Following the 2016 spate of injuries and deaths caused by wild bears in the Tohoku region, there seems to be little sign of this trend calming down in 2017, as casualties continue to occur in this part of Japan.

    In late May, a 61-year-old woman who was attacked by a bear in the city of Semboku in Akita Prefecture subsequently died as a result of blood loss. The woman was wearing "bear deterrent" bells at the time, designed to ward off the animals, but they ultimately proved to be ineffective. Experts on the matter explain that bears have developed a tolerance to sound, and that in some cases, sound has the reverse effect of actually luring the bear closer.

    According to Akita Prefectural Police, the woman who died was out collecting bamboo shoots with a friend in a mountainous area in Semboku, early in the morning on May 27, 2017. The woman later became separated from her friend, and is thought to have been attacked afterwards by a bear about 30 meters away from a national road. When she was found, she had scratches and bite marks on her head, face and left arm.

    At the time of the attack, the woman was carrying two "bear deterrent" bells. However, associate professor Kazuhiko Hoshizaki of Akita Prefectural University explains that there have been numerous cases in which people have come into contact with bears, despite carrying bells. "The bears' hearing range for picking up the sound of the bells is limited," Hoshizaki points out. Furthermore, an official from Akita Prefectural Police says that, "If you crouch down to pick some wild vegetables, then the bells won't make a sound."

    In Akita Prefecture, collecting "Nemagari" bamboo shoots between May and June is a popular pastime, and numerous people enter mountain areas around this time -- releasing bell sounds or loud radio broadcasts at the same time -- in an attempt to keep any bears at bay.

    However, according to Hoshizaki, "Bears have been increasingly exposed to artificial sounds in recent years, such as that of car engines," and are possibly less intimidated by these kinds of noises.
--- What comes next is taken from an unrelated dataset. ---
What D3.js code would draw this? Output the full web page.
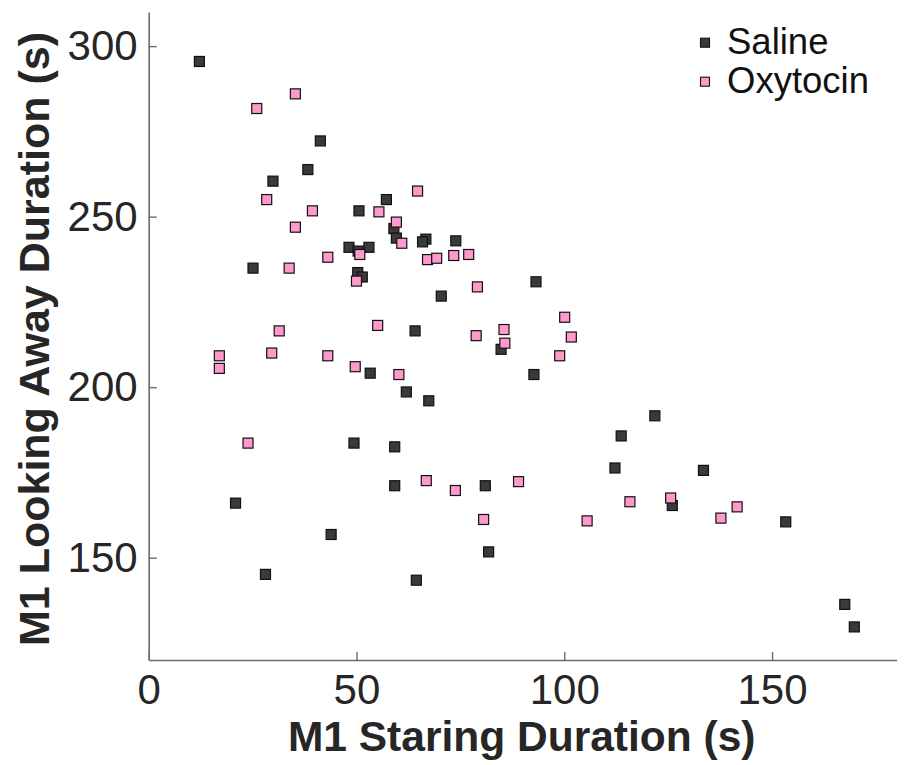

Kazuhiko Maita, who is a director at the Hiroshima Prefecture-based nonprofit organization the Institute for Asian Black Bear Research and Preservation says that, "There are many cases of bears approaching humans, upon hearing the sound of a radio." It is possible that the bear thinks that the sound implies that some kind of food is nearby.

    According to the Ministry of the Environment, it is thought that 105 people across Japan were injured or killed following an attack by a brown bear or an Asian black bear in 2016. In addition to the woman who died in Semboku, there have been casualties emerging in other prefectures such as Aomori, Iwate, Miyagi and Hokkaido.

    Maita says that it is possible the number of bears in the Tohoku region has increased due to an abundance of food, such as acorns and beech, available to mother bears in 2013 and 2015. It is thought that the plentiful food resulted in the healthy growth of bear cubs in the region. Subsequently, these cubs became independent, and are now "likely to come in contact with people."

    In response to this problem, the Semboku Municipal Government has asked people to not enter forests. Furthermore, Hoshizaki urges that, "If you must go into mountainous areas, then make sure you go in with other people and stay together, and also speak loudly while you are in there."